Well, with those 3 Inches of Blood connections, you may have been expecting some kind of true metal retro kind of affair; not a bit of it. Bison play a kind of thoughtful, progressive sludge metal that’s muscular, groove laden and well considered. Anyone paying attention to the metal scene in the last few years can’t help but have been struck by the number of bands that peddle some middle of the road kind of shoe-gazing rock masquerading as sludge metal by virtue of the fact that they’ve turned up the fuzz and had a murky production. Well, “You are not the Ocean” really isn’t that. It seems that the band had been listening to a lot of instrumental rock while on their travels on this recording cycle, and that really does tell in the songs that they’ve written, with interesting twists and turns being created in the tunes that concentrate as much on musicality as they do on atmosphere.

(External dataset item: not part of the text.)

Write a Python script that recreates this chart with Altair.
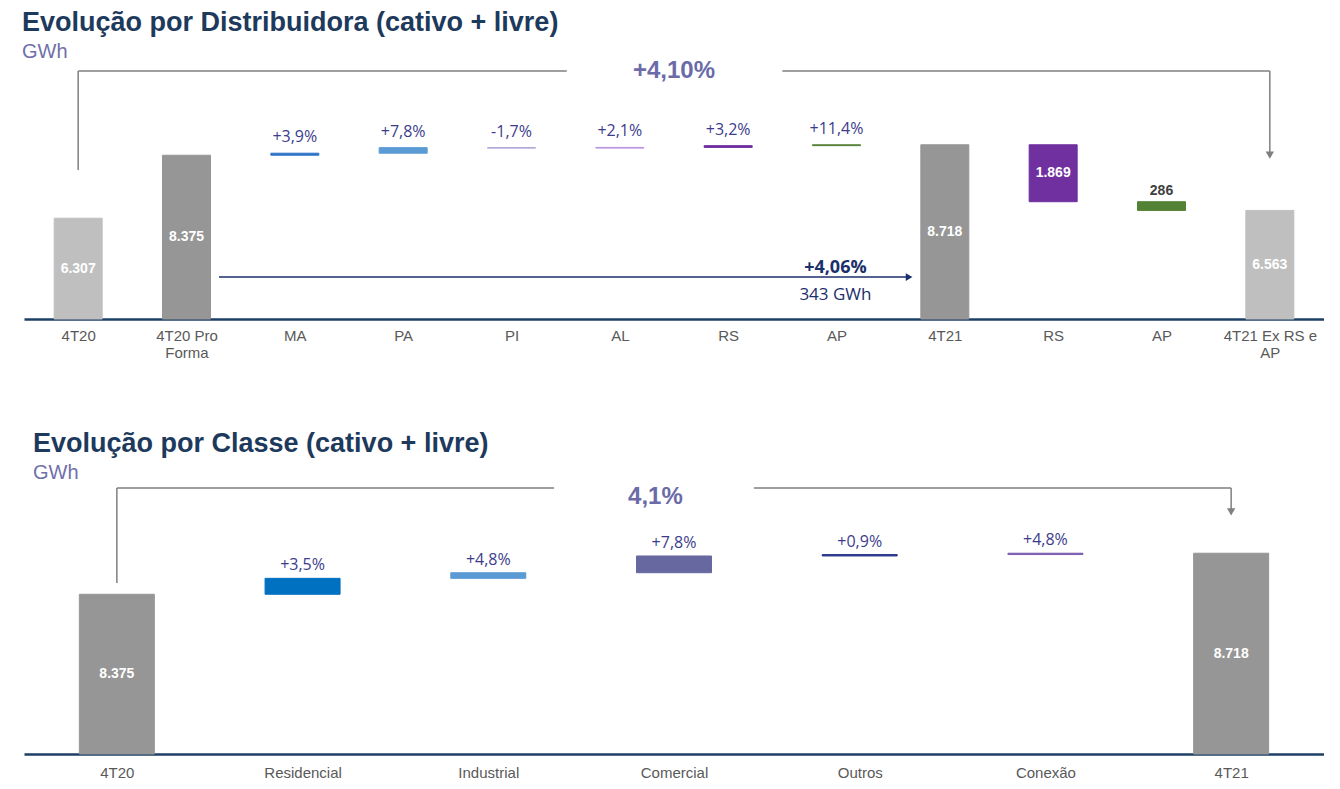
import altair as alt
import pandas as pd
import json

# ---------------- Panel 1: Evolução por Distribuidora ----------------
dist_labels = ["4T20", "4T20 Pro Forma", "MA", "PA", "PI", "AL", "RS", "AP",
               "4T21", "RS", "AP", "4T21 Ex RS e AP"]
dist_kind = ["total", "total", "delta", "delta", "delta", "delta", "delta", "delta",
             "total", "delta", "delta", "total"]
dist_values = [6307, 8375, 66, 183, -16, 23, 58, 29, 8718, -1869, -286, 6563]
dist_pct = ["", "", "+3,9%", "+7,8%", "-1,7%", "+2,1%", "+3,2%", "+11,4%", "", "", "", ""]
dist_colors = ["#bfbfbf", "#969696", "#2e75c6", "#5b9bd5", "#aaa6d8", "#b993e0",
               "#7030a0", "#548235", "#969696", "#7030a0", "#548235", "#bfbfbf"]
dist_ymin, dist_ymax = 3000, 11500
dist_total_pct = "+4,10%"
dist_mid_pct = "+4,06%"
dist_mid_gwh = "343 GWh"

# ---------------- Panel 2: Evolução por Classe ----------------
class_labels = ["4T20", "Residencial", "Industrial", "Comercial", "Outros", "Conexão", "4T21"]
class_kind = ["total", "delta", "delta", "delta", "delta", "delta", "total"]
class_values = [8375, 133, 47, 140, 12, 11, 8718]
class_pct = ["", "+3,5%", "+4,8%", "+7,8%", "+0,9%", "+4,8%", ""]
class_colors = ["#969696", "#0070c0", "#5b9bd5", "#6868a0", "#2e3a8c", "#7b5cb0", "#969696"]
class_ymin, class_ymax = 7040, 9330
class_total_pct = "4,1%"


def fmt_br(v):
    return f"{abs(v):,}".replace(",", ".")


def waterfall(labels, kinds, values, pcts, ymin):
    rows = []
    run = 0
    for i, (lab, kind, v, p) in enumerate(zip(labels, kinds, values, pcts)):
        if kind == "total":
            start, end = ymin, v
            run = v
        else:
            start, end = run, run + v
            run = run + v
        hi, lo = max(start, end), min(start, end)
        tall = (hi - lo) > 1000
        shown = kind == "total" or abs(v) >= 200
        rows.append(dict(idx=i, pos=i + 0.5, start=start, end=end, hi=hi,
                         mid=(start + end) / 2, pct=p,
                         inside=fmt_br(v) if (shown and tall) else "",
                         above=fmt_br(v) if (shown and not tall) else ""))
    return pd.DataFrame(rows)


def wrap_label(s, maxlen=12):
    words, lines, cur = s.split(" "), [], ""
    for w in words:
        cand = (cur + " " + w).strip()
        if len(cand) > maxlen and cur:
            lines.append(cur)
            cur = w
        else:
            cur = cand
    lines.append(cur)
    return lines


NAVY = "#1b2f6b"
BRACKET = "#7f7f7f"
PCTCOL = "#3c3c8c"
BIGPCT = "#6b6ba8"


def panel(labels, kinds, values, pcts, colors, ymin, ymax, height, barw, pct_dy,
          title, title_dx, label_pad, brackets, arrow_heads, texts,
          extra_rules=None, extra_heads=None):
    df = waterfall(labels, kinds, values, pcts, ymin)
    n = len(labels)
    yscale = alt.Scale(domain=[ymin, ymax], nice=False, zero=False)
    label_arr = json.dumps([wrap_label(s) for s in labels], ensure_ascii=False)
    xscale = alt.Scale(domain=[0, n], nice=False, zero=False, padding=0)
    xaxis = alt.Axis(values=[i + 0.5 for i in range(n)],
                     labelExpr=f"{label_arr}[floor(datum.value)]",
                     labelAngle=0, ticks=False, grid=False,
                     domainColor="#1c3f66", domainWidth=2.5,
                     labelFont="Liberation Sans", labelFontSize=15,
                     labelColor="#595959", labelPadding=label_pad, labelLineHeight=17,
                     labelFlush=False, labelOverlap=False, title=None)
    cscale = alt.Scale(domain=list(range(n)), range=colors)
    base = alt.Chart(df)
    bars = base.mark_bar(strokeWidth=1, width=barw).encode(
        x=alt.X("pos:Q", scale=xscale, axis=xaxis),
        y=alt.Y("start:Q", scale=yscale, axis=None),
        y2="end:Q",
        color=alt.Color("idx:O", scale=cscale, legend=None),
        stroke=alt.Stroke("idx:O", scale=cscale, legend=None),
    )
    pct_text = base.transform_filter("datum.pct != ''").mark_text(
        font="Open Sans", fontSize=16, color=PCTCOL, baseline="middle", dy=pct_dy
    ).encode(x="pos:Q", y="hi:Q", text="pct:N")
    inside_text = base.transform_filter("datum.inside != ''").mark_text(
        font="Liberation Sans", fontSize=14, fontWeight="bold", color="white",
        baseline="middle"
    ).encode(x="pos:Q", y="mid:Q", text="inside:N")
    above_text = base.transform_filter("datum.above != ''").mark_text(
        font="Liberation Sans", fontSize=14, fontWeight="bold", color="#404040",
        baseline="bottom", dy=-4
    ).encode(x="pos:Q", y="hi:Q", text="above:N")

    rules_df = pd.DataFrame(brackets, columns=["x", "x2", "y", "y2"])
    rules = alt.Chart(rules_df).mark_rule(color=BRACKET, strokeWidth=1.5).encode(
        x="x:Q", x2="x2:Q", y="y:Q", y2="y2:Q")
    heads_df = pd.DataFrame(arrow_heads, columns=["x", "y"])
    heads = alt.Chart(heads_df).mark_point(shape="triangle-down", filled=True,
                                           color=BRACKET, size=70, opacity=1).encode(
        x="x:Q", y="y:Q")
    layers = [bars, pct_text, inside_text, above_text, rules, heads]
    for (tx, ty, txt, font, fsize, fweight, fcolor) in texts:
        tdf = pd.DataFrame([dict(x=tx, y=ty, t=txt)])
        layers.append(alt.Chart(tdf).mark_text(font=font, fontSize=fsize, fontWeight=fweight,
                                               color=fcolor, baseline="middle").encode(
            x="x:Q", y="y:Q", text="t:N"))
    if extra_rules:
        er = pd.DataFrame(extra_rules, columns=["x", "x2", "y", "y2"])
        layers.append(alt.Chart(er).mark_rule(color=NAVY, strokeWidth=1.5).encode(
            x="x:Q", x2="x2:Q", y="y:Q", y2="y2:Q"))
    if extra_heads:
        eh = pd.DataFrame(extra_heads, columns=["x", "y"])
        layers.append(alt.Chart(eh).mark_point(shape="triangle-right", filled=True,
                                               color=NAVY, size=60, opacity=1).encode(
            x="x:Q", y="y:Q"))
    return alt.layer(*layers).properties(
        width=1300, height=height,
        title=alt.TitleParams(text=title, subtitle="GWh", anchor="start",
                              font="Liberation Sans", fontSize=27, fontWeight="bold",
                              color="#1d3a5c", subtitleFont="Liberation Sans",
                              subtitleFontSize=20, subtitleColor="#7070aa",
                              subtitlePadding=5, offset=-4, dx=title_dx))


top = panel(
    dist_labels, dist_kind, dist_values, dist_pct, dist_colors, dist_ymin, dist_ymax,
    259, 48, -16, "Evolução por Distribuidora (cativo + livre)", -2, 9,
    brackets=[(0.5, 0.5, 7890, 11139), (0.5, 5.01, 11139, 11139),
              (7.0, 11.5, 11139, 11139), (11.5, 11.5, 11139, 8420)],
    arrow_heads=[(11.5, 8380)],
    texts=[(6.0, 11139, dist_total_pct, "Liberation Sans", 24, "bold", BIGPCT),
           (7.49, 4674, dist_mid_pct, "Open Sans", 18, "bold", NAVY),
           (7.49, 3788, dist_mid_gwh, "Open Sans", 17, "normal", NAVY)],
    extra_rules=[(1.8, 8.15, 4378, 4378)],
    extra_heads=[(8.17, 4378)],
)

bottom = panel(
    class_labels, class_kind, class_values, class_pct, class_colors, class_ymin, class_ymax,
    274, 75, -13, "Evolução por Classe (cativo + livre)", 9, 11,
    brackets=[(0.5, 0.5, 8469, 9263), (0.5, 2.854, 9263, 9263),
              (3.93, 6.5, 9263, 9263), (6.5, 6.5, 9263, 9080)],
    arrow_heads=[(6.5, 9063)],
    texts=[(3.4, 9188, class_total_pct, "Liberation Sans", 24, "bold", BIGPCT)],
)

chart = alt.vconcat(top, bottom, spacing=70).resolve_scale(
    color="independent", stroke="independent"
).properties(
    padding={"left": 14, "top": 0, "right": 0, "bottom": 0},
    background="white",
).configure_view(stroke=None)

chart.save("out.html", embed_options={"renderer": "svg", "actions": False})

Oddly enough, and as a minor reference, I can hear a fair bit of Helmet in the mix here (particularly with the intro to stand-out track “Tantrum”), while the vocals have a brutal, slightly disconnected sound that hints at the lyrical content and a certain coldness to the music. Of course, as with most sludge, there’s more than a little bluesy-groove to be found, though for once it doesn’t just sound like a number of Black Sabbath B-tunes being endlessly regurgitated, but being produced with a bit more thought and care. When the rage in the music builds into fever pitch, the rhythm section in particular produces a fearsome effect – again, in “Tantrum”, when the music begins to break down into a glowering lumber, it sounds absolutely terrifying. There’s often a clear ebb and flow to the songs too, as with the album as a whole. This is a platter that absolutely demands to be listened to in order, as a complete work, and not cut apart and listened to piecemeal.

The production is absolutely excellent – one of the best for this kind of music that I’ve heard in absolutely yonks, with the power and the grit of the guitars not being completely overwhelmed by the murk, but rather being able to exist alongside it. It’s an atmospheric and intriguing body of work, and it could so easily have been lost in a standard production. Luckily, knob-twirler (ooh err) Jesse Gander has a keen ear for the balance, and we’re lucky that he has. Great stuff, and I’ll certainly be making efforts to track down their back catalogue. File under: interesting, non-standard and good.